■ THE REQUEST: Reproduce the listing below exactly, minus its pictures.

● ● ●

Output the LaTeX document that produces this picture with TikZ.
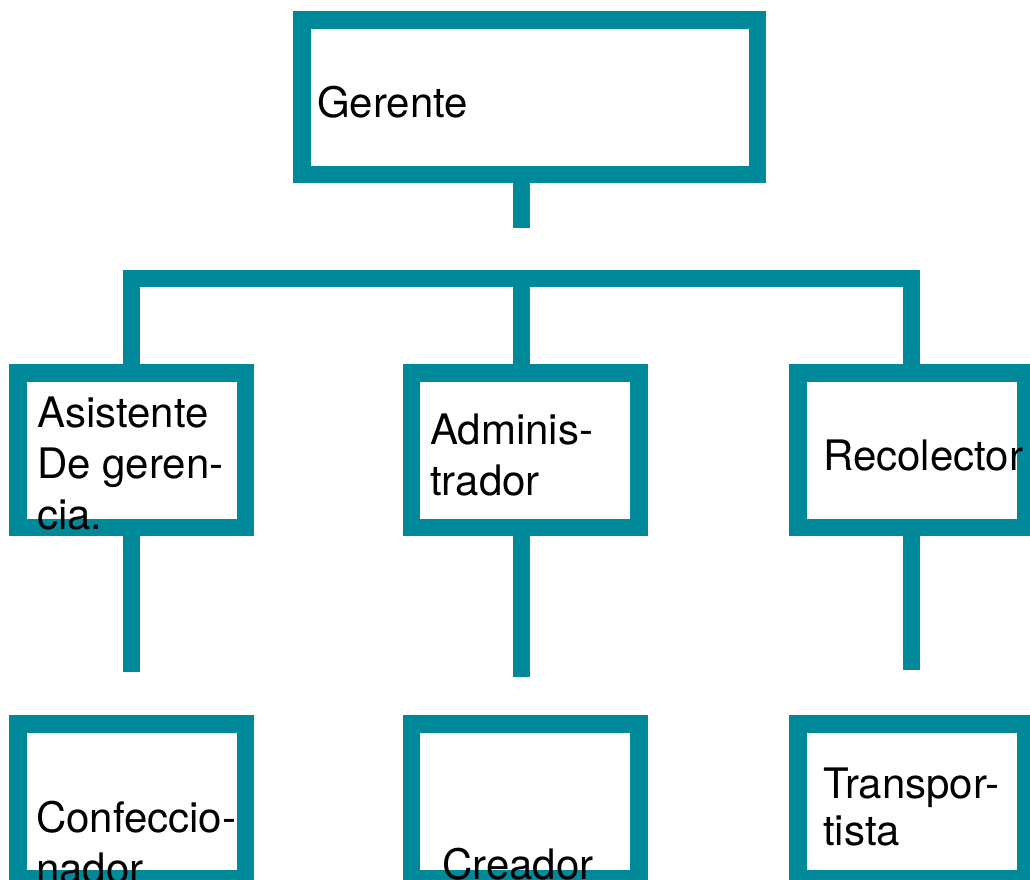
\documentclass[tikz,border=0pt]{standalone}
\usepackage{fontspec}
\setmainfont{TeX Gyre Heros}
\usepackage{tikz}
\usepackage{xcolor}
\definecolor{chart-teal}{RGB}{0,138,153}
\tikzset{
    org-box/.style = {draw=chart-teal, line width=17.5pt, rectangle, minimum width=227.5pt, minimum height=154.5pt, inner sep=0pt},
    org-line/.style = {draw=chart-teal, line width=17pt, line join=miter},
    org-label/.style = {anchor=base west, inner sep=0pt, align=left, font=\fontsize{42}{51}\selectfont},
}

\begin{document}
\begin{tikzpicture}[x=1pt, y=-1pt]
\useasboundingbox (0,0) rectangle (1030,879);
\clip (0,0) rectangle (1030,879);

% boxes
\node [org-box, minimum width=455.5pt] (gerente) at (529.5,97) {};
\node [org-box] (asistente) at (131.5,450) {};
\node [org-box] (admin) at (525,450) {};
\node [org-box] (recolector) at (911.5,450) {};
\node [org-box] (confec) at (131.5,801) {};
\node [org-box] (creador) at (525,801) {};
\node [org-box] (transp) at (911.5,801) {};

% connectors
\coordinate (stem-end) at (521.5,228);
\coordinate (bar-y) at (0,278.5);
\coordinate (asistente-end) at (131.5,672);
\coordinate (admin-end) at (521.5,677);
\coordinate (recolector-end) at (911.5,670);
\draw [org-line] (gerente.south -| stem-end) -- (stem-end);
\draw [org-line] (asistente.north) -- (asistente.north |- bar-y) -- (recolector.north |- bar-y) -- (recolector.north);
\draw [org-line] (admin.north -| stem-end) -- (stem-end |- bar-y);
\draw [org-line] (asistente.south) -- (asistente-end);
\draw [org-line] (admin.south -| admin-end) -- (admin-end);
\draw [org-line] (recolector.south) -- (recolector-end);

% labels (base = last line)
\node [org-label] (gerente-text) at (317,117) {Gerente};
\node [org-label] (asistente-text) at (37,529) {Asistente\\De geren-\\cia.};
\node [org-label] (admin-text) at (430,495) {Adminis-\\trador};
\node [org-label] (recolector-text) at (823,470) {Recolector};
\node [org-label] (confec-text) at (36,883) {Confeccio-\\nador};
\node [org-label] (creador-text) at (442,879) {Creador};
\node [org-label, font=\fontsize{42}{47}\selectfont] (transp-text) at (823,845) {Transpor-\\tista};
\end{tikzpicture}
\end{document}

● ● ●

■ RESULT OF THE EXERCISE:
Output the LaTeX document that produces this picture with TikZ.
\documentclass[tikz,border=0pt]{standalone}
\usepackage{fontspec}
\setmainfont{TeX Gyre Heros}
\usepackage{tikz}
\usepackage{xcolor}
\definecolor{chart-teal}{RGB}{0,138,153}
\tikzset{
    org-box/.style = {draw=chart-teal, line width=17.5pt, rectangle, minimum width=227.5pt, minimum height=154.5pt, inner sep=0pt},
    org-line/.style = {draw=chart-teal, line width=17pt, line join=miter},
    org-label/.style = {anchor=base west, inner sep=0pt, align=left, font=\fontsize{42}{51}\selectfont},
}

\begin{document}
\begin{tikzpicture}[x=1pt, y=-1pt]
\useasboundingbox (0,0) rectangle (1030,879);
\clip (0,0) rectangle (1030,879);

% boxes
\node [org-box, minimum width=455.5pt] (gerente) at (529.5,97) {};
\node [org-box] (asistente) at (131.5,450) {};
\node [org-box] (admin) at (525,450) {};
\node [org-box] (recolector) at (911.5,450) {};
\node [org-box] (confec) at (131.5,801) {};
\node [org-box] (creador) at (525,801) {};
\node [org-box] (transp) at (911.5,801) {};

% connectors
\coordinate (stem-end) at (521.5,228);
\coordinate (bar-y) at (0,278.5);
\coordinate (asistente-end) at (131.5,672);
\coordinate (admin-end) at (521.5,677);
\coordinate (recolector-end) at (911.5,670);
\draw [org-line] (gerente.south -| stem-end) -- (stem-end);
\draw [org-line] (asistente.north) -- (asistente.north |- bar-y) -- (recolector.north |- bar-y) -- (recolector.north);
\draw [org-line] (admin.north -| stem-end) -- (stem-end |- bar-y);
\draw [org-line] (asistente.south) -- (asistente-end);
\draw [org-line] (admin.south -| admin-end) -- (admin-end);
\draw [org-line] (recolector.south) -- (recolector-end);

% labels (base = last line)
\node [org-label] (gerente-text) at (317,117) {Gerente};
\node [org-label] (asistente-text) at (37,529) {Asistente\\De geren-\\cia.};
\node [org-label] (admin-text) at (430,495) {Adminis-\\trador};
\node [org-label] (recolector-text) at (823,470) {Recolector};
\node [org-label] (confec-text) at (36,883) {Confeccio-\\nador};
\node [org-label] (creador-text) at (442,879) {Creador};
\node [org-label, font=\fontsize{42}{47}\selectfont] (transp-text) at (823,845) {Transpor-\\tista};
\end{tikzpicture}
\end{document}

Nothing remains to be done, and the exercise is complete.